-- Set problem --
Copy out the listing that follows, exactly, without its pictures.

-- Data block --

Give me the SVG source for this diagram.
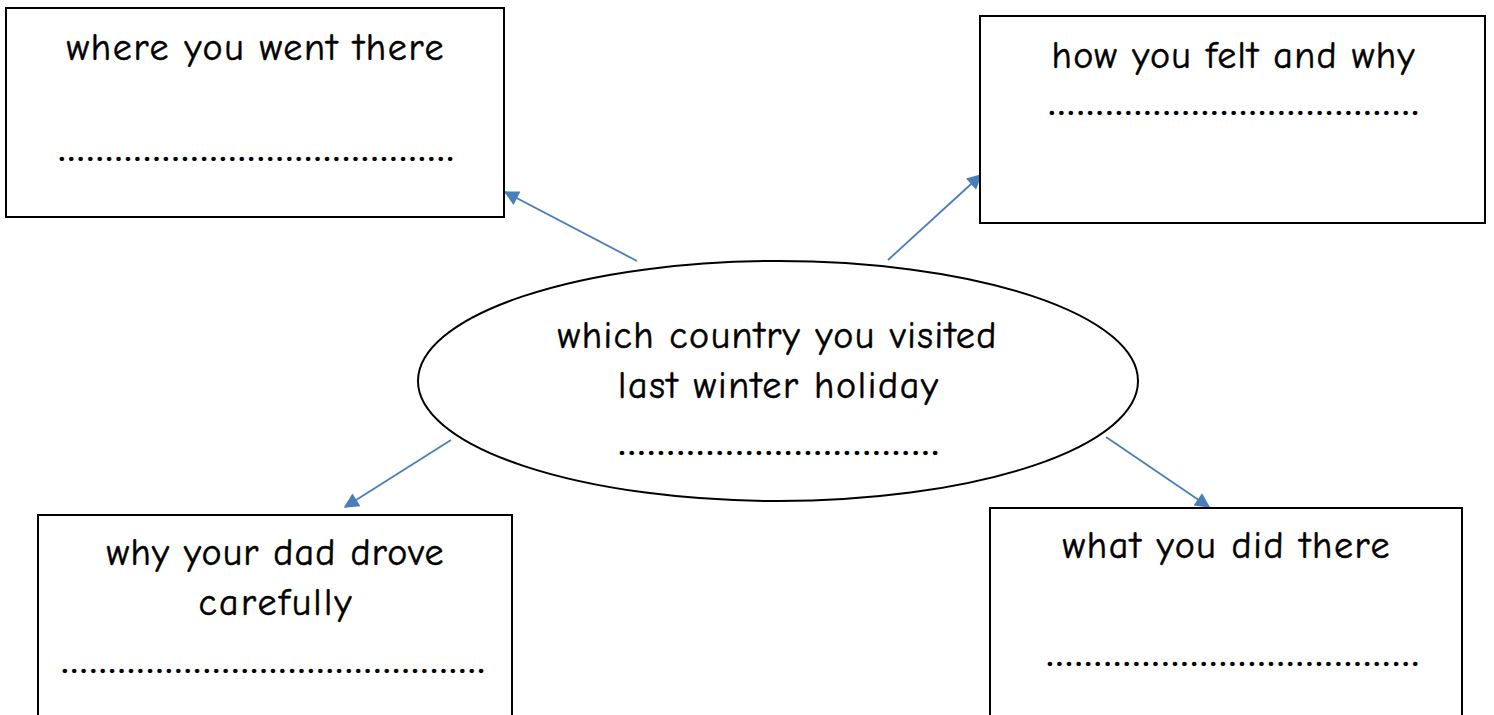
<svg xmlns="http://www.w3.org/2000/svg" width="1494" height="715" viewBox="0 0 1494 715">
<style>
.box{fill:#fff;stroke:#000;stroke-width:2}
.t{font-family:"Comic Sans MS","Comic Neue","Noto Sans",sans-serif;font-size:38px;fill:#000;stroke:#000;stroke-width:0.5}
.d{font-family:"Noto Sans",sans-serif;font-size:30px;fill:#000}
.c{stroke:#4a7ebb;stroke-width:1.8;fill:none;marker-end:url(#ah)}
</style>
<defs>
<marker id="ah" viewBox="0 0 10 10" refX="9" refY="5" markerWidth="18" markerHeight="15" markerUnits="userSpaceOnUse" orient="auto">
<path d="M0,0 L10,5 L0,10 z" fill="#4a7ebb"/>
</marker>
</defs>
<rect width="1494" height="715" fill="#fff"/>
<g id="connectors">
<line class="c" x1="637" y1="261" x2="505" y2="192"/>
<line class="c" x1="888" y1="260" x2="981" y2="175"/>
<line class="c" x1="451" y1="440" x2="345" y2="507"/>
<line class="c" x1="1106" y1="437" x2="1209" y2="507"/>
</g>
<g id="where">
<rect class="box" x="6" y="8" width="498" height="209"/>
<text class="t" x="255" y="60" text-anchor="middle" textLength="377" lengthAdjust="spacing">where you went there</text>
<text class="d" x="57" y="161" textLength="398" lengthAdjust="spacingAndGlyphs">……………………………………</text>
</g>
<g id="felt">
<rect class="box" x="980" y="16" width="505" height="207"/>
<text class="t" x="1233" y="68" text-anchor="middle" textLength="363" lengthAdjust="spacing">how you felt and why</text>
<text class="d" x="1047" y="115" textLength="373" lengthAdjust="spacingAndGlyphs">…………………………………</text>
</g>
<g id="country">
<ellipse cx="778" cy="381" rx="360" ry="120" fill="#fff" stroke="#000" stroke-width="2"/>
<text class="t" x="777" y="348" text-anchor="middle" textLength="439" lengthAdjust="spacing">which country you visited</text>
<text class="t" x="778" y="398" text-anchor="middle" textLength="320" lengthAdjust="spacing">last winter holiday</text>
<text class="d" x="617" y="455" textLength="323" lengthAdjust="spacingAndGlyphs">……………………………</text>
</g>
<g id="dad">
<rect class="box" x="38" y="515" width="474" height="215"/>
<text class="t" x="275" y="565" text-anchor="middle" textLength="337" lengthAdjust="spacing">why your dad drove</text>
<text class="t" x="275" y="615" text-anchor="middle" textLength="153" lengthAdjust="spacing">carefully</text>
<text class="d" x="60" y="673" textLength="426" lengthAdjust="spacingAndGlyphs">………………………………………</text>
</g>
<g id="did">
<rect class="box" x="990" y="508" width="472" height="222"/>
<text class="t" x="1226" y="558" text-anchor="middle" textLength="327" lengthAdjust="spacing">what you did there</text>
<text class="d" x="1045" y="666" textLength="375" lengthAdjust="spacingAndGlyphs">…………………………………</text>
</g>
</svg>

-- Expected answer --
Give me the SVG source for this diagram.
<svg xmlns="http://www.w3.org/2000/svg" width="1494" height="715" viewBox="0 0 1494 715">
<style>
.box{fill:#fff;stroke:#000;stroke-width:2}
.t{font-family:"Comic Sans MS","Comic Neue","Noto Sans",sans-serif;font-size:38px;fill:#000;stroke:#000;stroke-width:0.5}
.d{font-family:"Noto Sans",sans-serif;font-size:30px;fill:#000}
.c{stroke:#4a7ebb;stroke-width:1.8;fill:none;marker-end:url(#ah)}
</style>
<defs>
<marker id="ah" viewBox="0 0 10 10" refX="9" refY="5" markerWidth="18" markerHeight="15" markerUnits="userSpaceOnUse" orient="auto">
<path d="M0,0 L10,5 L0,10 z" fill="#4a7ebb"/>
</marker>
</defs>
<rect width="1494" height="715" fill="#fff"/>
<g id="connectors">
<line class="c" x1="637" y1="261" x2="505" y2="192"/>
<line class="c" x1="888" y1="260" x2="981" y2="175"/>
<line class="c" x1="451" y1="440" x2="345" y2="507"/>
<line class="c" x1="1106" y1="437" x2="1209" y2="507"/>
</g>
<g id="where">
<rect class="box" x="6" y="8" width="498" height="209"/>
<text class="t" x="255" y="60" text-anchor="middle" textLength="377" lengthAdjust="spacing">where you went there</text>
<text class="d" x="57" y="161" textLength="398" lengthAdjust="spacingAndGlyphs">……………………………………</text>
</g>
<g id="felt">
<rect class="box" x="980" y="16" width="505" height="207"/>
<text class="t" x="1233" y="68" text-anchor="middle" textLength="363" lengthAdjust="spacing">how you felt and why</text>
<text class="d" x="1047" y="115" textLength="373" lengthAdjust="spacingAndGlyphs">…………………………………</text>
</g>
<g id="country">
<ellipse cx="778" cy="381" rx="360" ry="120" fill="#fff" stroke="#000" stroke-width="2"/>
<text class="t" x="777" y="348" text-anchor="middle" textLength="439" lengthAdjust="spacing">which country you visited</text>
<text class="t" x="778" y="398" text-anchor="middle" textLength="320" lengthAdjust="spacing">last winter holiday</text>
<text class="d" x="617" y="455" textLength="323" lengthAdjust="spacingAndGlyphs">……………………………</text>
</g>
<g id="dad">
<rect class="box" x="38" y="515" width="474" height="215"/>
<text class="t" x="275" y="565" text-anchor="middle" textLength="337" lengthAdjust="spacing">why your dad drove</text>
<text class="t" x="275" y="615" text-anchor="middle" textLength="153" lengthAdjust="spacing">carefully</text>
<text class="d" x="60" y="673" textLength="426" lengthAdjust="spacingAndGlyphs">………………………………………</text>
</g>
<g id="did">
<rect class="box" x="990" y="508" width="472" height="222"/>
<text class="t" x="1226" y="558" text-anchor="middle" textLength="327" lengthAdjust="spacing">what you did there</text>
<text class="d" x="1045" y="666" textLength="375" lengthAdjust="spacingAndGlyphs">…………………………………</text>
</g>
</svg>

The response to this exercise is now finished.